3. De zittingsduur van de leden van de ingevolge het eerste lid gekozen raad eindigt tegelijk met de zittingsduur van de leden van de raden van de overige gemeenten die zitting hebben op 1 januari van het jaar volgend op het jaar waarin de reguliere gemeenteraadsverkiezing heeft plaatsgevonden.
1. Indien de datum van herindeling valt binnen drie jaar voor de datum van de reguliere gemeenteraadsverkiezingen blijven deze verkiezingen in de betrokken gemeenten achterwege.
2. De zittingsduur van de leden van de ingevolge artikel 52 gekozen raad eindigt in de in het eerste lid bedoelde situatie tegelijk met de zittingsperiode van de leden van de raden van de overige gemeenten die volgt op de eerste reguliere gemeenteraadsverkiezingen na de datum van herindeling.
De volgende wetten worden ingetrokken:
1. Wet van 15 december 1993 tot verlenging van de zittingsduur van de raden van een aantal gemeenten in de provincie Zeeland in verband met de voorgenomen gemeentelijke herindeling van deze gemeenten (Stb. 1993, 672).
2. Wet van 24 december 1997 tot verlenging van de zittingsduur van de raden van de gemeenten Gulpen en Wittem in verband met de samenvoeging van deze gemeenten (Stb. 1998, 14).
3. Wet van 24 december 1997 tot verlenging van de zittingsduur van de raden van een aantal gemeenten in de provincie Gelderland in verband met de voorgenomen gemeentelijke herindeling van deze gemeenten (Stb. 1998, 15).
4. Wet van 24 december 1997 tot verlenging van de zittingsduur van de raden van de gemeenten Deventer, Diepenveen en Bathmen in verband met de voorgenomen gemeentelijke herindeling van deze gemeenten (Stb. 1998, 16).
5. Wet van 29 november 2001 tot verlenging van de zittingsduur van de raden van de gemeenten Heerjansdam en Zwijndrecht in verband met de samenvoeging van deze gemeenten (Stb. 2001, 603).
6. Wet van 29 november 2001 tot verlenging van de zittingsduur van de raden van de gemeenten Echt en Susteren in verband met de samenvoeging van deze gemeenten en toevoeging van de kern Nieuwstadt aan Sittard-Geleen (Stb. 2001, 604).

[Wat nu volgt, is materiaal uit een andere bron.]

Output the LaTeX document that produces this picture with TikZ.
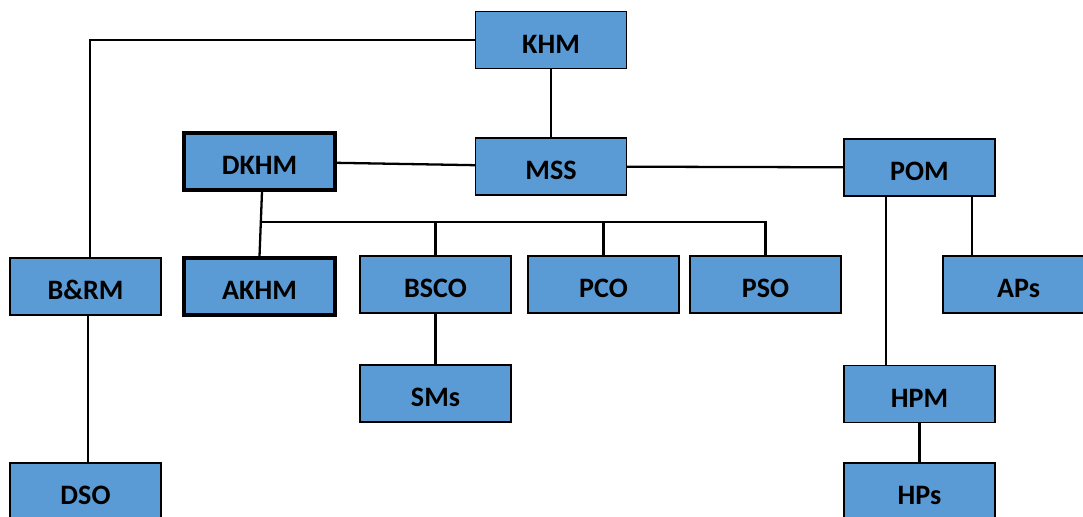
\documentclass[tikz,border=0pt]{standalone}
\usepackage{fontspec}
\setmainfont{Carlito}
\usepackage{tikz}
\usepackage{xcolor}
\definecolor{boxblue}{HTML}{5B9BD5}

\begin{document}
\begin{tikzpicture}[line cap=round,
  unit/.style={draw=black,line width=0.9pt,fill=boxblue,minimum width=3.02cm,minimum height=1.14cm,
    inner sep=0pt,text height=15pt,text depth=0pt,font=\fontsize{16}{19}\selectfont\bfseries},
  unit head/.style={unit,line width=1.8pt},
  link/.style={draw=black,line width=1.3pt}]
\useasboundingbox (0,0) rectangle (21.66,10.34);
\node[unit] (khm) at (11.02,9.54) {KHM};
\node[unit] (mss) at (11.02,7.01) {MSS};
\node[unit head] (dkhm) at (5.19,7.11) {DKHM};
\node[unit] (pom) at (18.39,6.99) {POM};
\node[unit] (brm) at (1.71,4.61) {B\&RM};
\node[unit head] (akhm) at (5.19,4.61) {AKHM};
\node[unit] (bsco) at (8.71,4.65) {BSCO};
\node[unit] (pco) at (12.07,4.65) {PCO};
\node[unit] (pso) at (15.31,4.65) {PSO};
\node[unit] (aps) at (20.37,4.65) {APs};
\node[unit] (sms) at (8.71,2.47) {SMs};
\node[unit] (hpm) at (18.39,2.46) {HPM};
\node[unit] (dso) at (1.71,0.51) {DSO};
\node[unit] (hps) at (18.39,0.51) {HPs};
\coordinate (bus) at (5.24,5.9);
\draw[link] (khm.west) -| ([xshift=0.09cm]brm.north);
\draw[link] (khm) -- (mss);
\draw[link] (dkhm) -- (mss);
\draw[link] (mss) -- (pom);
\draw[link] ([xshift=0.05cm]dkhm.south) -- (akhm.north);
\draw[link] (bus) -| (bsco.north);
\draw[link] (bus) -| (pco.north);
\draw[link] (bus) -| (pso.north);
\draw[link] (bsco) -- (sms);
\draw[link] ([xshift=-0.67cm]pom.south) -- ([xshift=-0.67cm]hpm.north);
\draw[link] ([xshift=1.05cm]pom.south) -- ([xshift=1.05cm]pom.south |- aps.north);
\draw[link] (hpm) -- (hps);
\draw[link] ([xshift=0.05cm]brm.south) -- ([xshift=0.05cm]dso.north);
\end{tikzpicture}
\end{document}
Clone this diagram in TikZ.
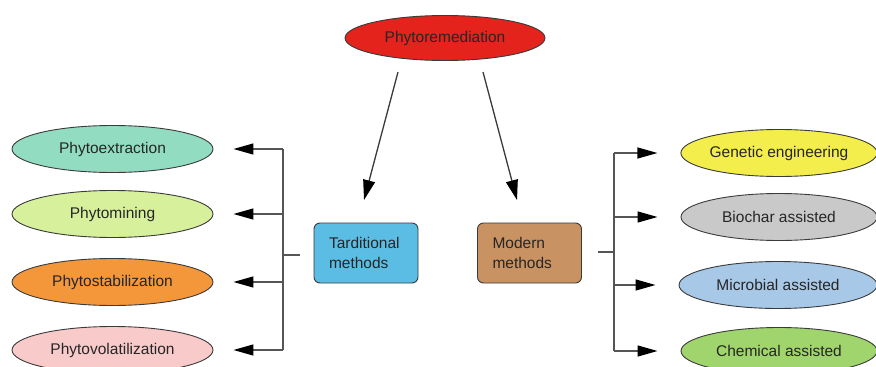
\documentclass[tikz,border=0pt]{standalone}
\usepackage{fontspec}
\setmainfont{Liberation Sans}
\usetikzlibrary{shapes.geometric,arrows.meta}

\definecolor{prred}{HTML}{E3231C}
\definecolor{cextract}{HTML}{92DDC2}
\definecolor{cmining}{HTML}{D6F09C}
\definecolor{cstab}{HTML}{F4963A}
\definecolor{cvolat}{HTML}{F9CACA}
\definecolor{cgenetic}{HTML}{F4EE4C}
\definecolor{cbiochar}{HTML}{C9C9C9}
\definecolor{cmicrob}{HTML}{A8C8E8}
\definecolor{cchem}{HTML}{9FD56C}
\definecolor{ctrad}{HTML}{5BBDE3}
\definecolor{cmodern}{HTML}{C99262}
\definecolor{edgegrey}{HTML}{3A3A3A}
\definecolor{linegrey}{HTML}{555555}

\tikzset{
  x=1pt, y=-1pt,
  every node/.style={font=\fontsize{15.5}{20}\selectfont, text=black!85},
  oval/.style={ellipse, draw=edgegrey, line width=0.9pt, inner sep=0pt,
               minimum height=47pt},
  methodbox/.style={rectangle, rounded corners=6pt, draw=edgegrey, line width=0.9pt,
               minimum height=60pt, text width=74pt, inner xsep=15pt, align=left},
  bar/.style={draw=linegrey, line width=1.3pt},
  arr/.style={bar, -{Triangle[length=20pt,width=11pt,color=black]}},
  diag/.style={draw=edgegrey, line width=1.3pt, -{Triangle[length=20pt,width=12pt,color=black]}},
}

\begin{document}
\begin{tikzpicture}
\useasboundingbox (0,0) rectangle (876,367);

% root
\node[oval, fill=prred, minimum width=200pt, minimum height=45pt] (pr) at (445,38) {Phytoremediation};

% the two families of methods
\node[methodbox, fill=ctrad] (trad) at (366,253) {Tarditional\\methods};
\node[methodbox, fill=cmodern] (modern) at (529.5,253) {Modern\\methods};

% traditional techniques
\node[oval, fill=cextract, minimum width=201pt] (ext) at (112.5,149) {Phytoextraction};
\node[oval, fill=cmining, minimum width=201pt] (min) at (112.5,214) {Phytomining};
\node[oval, fill=cstab, minimum width=201pt] (stab) at (112.5,282) {Phytostabilization};
\node[oval, fill=cvolat, minimum width=201pt] (vol) at (112.5,350) {Phytovolatilization};

% modern techniques
\node[oval, fill=cgenetic, minimum width=196pt] (gen) at (779,153) {Genetic engineering};
\node[oval, fill=cbiochar, minimum width=196pt] (bio) at (779,217) {Biochar assisted};
\node[oval, fill=cmicrob, minimum width=198pt] (mic) at (778,285) {Microbial assisted};
\node[oval, fill=cchem, minimum width=196pt] (chem) at (779,351) {Chemical assisted};

% arrows from the root
\coordinate (d1s) at (398,72);
\coordinate (d1e) at (364,200);
\coordinate (d2s) at (483,72);
\coordinate (d2e) at (517,200);
\draw[diag] (d1s) -- (d1e);
\draw[diag] (d2s) -- (d2e);

% left bracket
\coordinate (lbar) at (283,255);
\coordinate (lstub) at (300,255);
\draw[bar] (lstub) -- (lbar);
\draw[bar] (ext.east -| lbar) -- (vol.east -| lbar);
\foreach \n in {ext,min,stab,vol}
  \draw[arr, shorten >=20pt] (\n.east -| lbar) -- (\n.east);

% right bracket
\coordinate (rbar) at (614,252);
\coordinate (rstub) at (598,252);
\draw[bar] (rstub) -- (rbar);
\draw[bar] (gen.west -| rbar) -- (chem.west -| rbar);
\foreach \n in {gen,bio,mic,chem}
  \draw[arr, shorten >=23pt] (\n.west -| rbar) -- (\n.west);
\end{tikzpicture}
\end{document}
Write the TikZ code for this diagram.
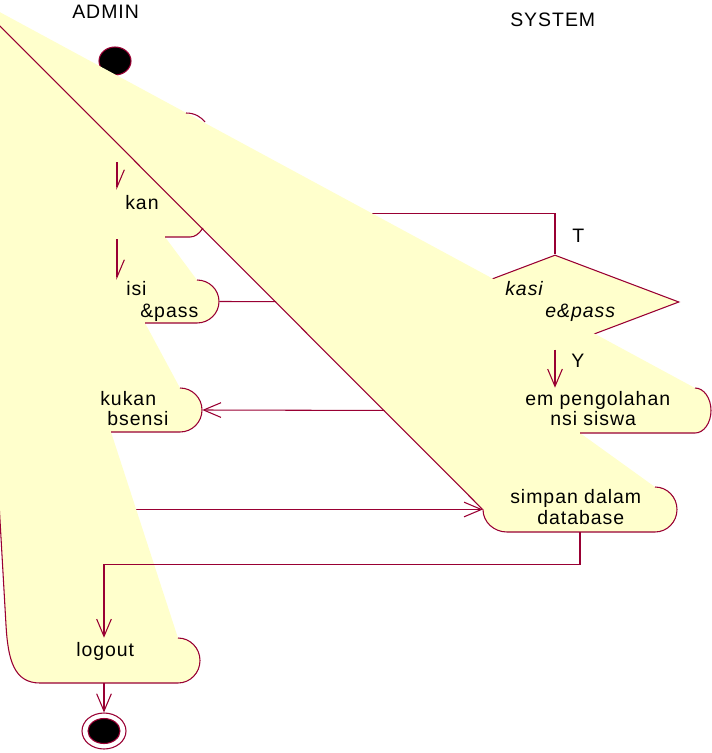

7. Wet van 29 november 2001 tot verlenging van de zittingsduur van de raden van de gemeenten in Zeeuws-Vlaanderen in verband met de herindeling van deze gemeenten (Stb. 2001, 605).
8. Wet van 20 december 2001 tot verlenging van de zittingsduur van de raden van de gemeenten Oss en Ravenstein in verband met de samenvoeging van deze gemeenten (Stb. 2001, 668).
9. Wet van 22 december 2005 tot verlenging van de zittingsduur van de raden van een aantal gemeenten in Midden-Limburg in verband met de voorgenomen gemeentelijke herindeling van deze gemeenten (Stb. 2005, 731).
10. Wet van 22 december 2005 tot verlenging van de zittingsduur van de raden van de gemeenten Obdam en Wester-Koggenland in verband met de samenvoeging van deze gemeenten (Stb. 2005, 732).
11. Wet van 22 december 2005 tot verlenging van de zittingsduur van de raden van een aantal gemeenten in de provincie Zuid-Holland in verband met de voorgenomen herindeling van deze gemeenten (Stb. 2005, 733).
12. Wet van 2 februari 2006 tot verlenging van de zittingsduur van de raden van de gemeenten Medemblik, Noorder-Koggenland en Wognum in verband met de samenvoeging van deze gemeenten (Stb. 2006, 58).
Lasten en bevelen dat deze in het Staatsblad zal worden geplaatst en dat alle ministeries, autoriteiten, colleges en ambtenaren die zulks aangaat, aan de nauwkeurige uitvoering de hand zullen houden.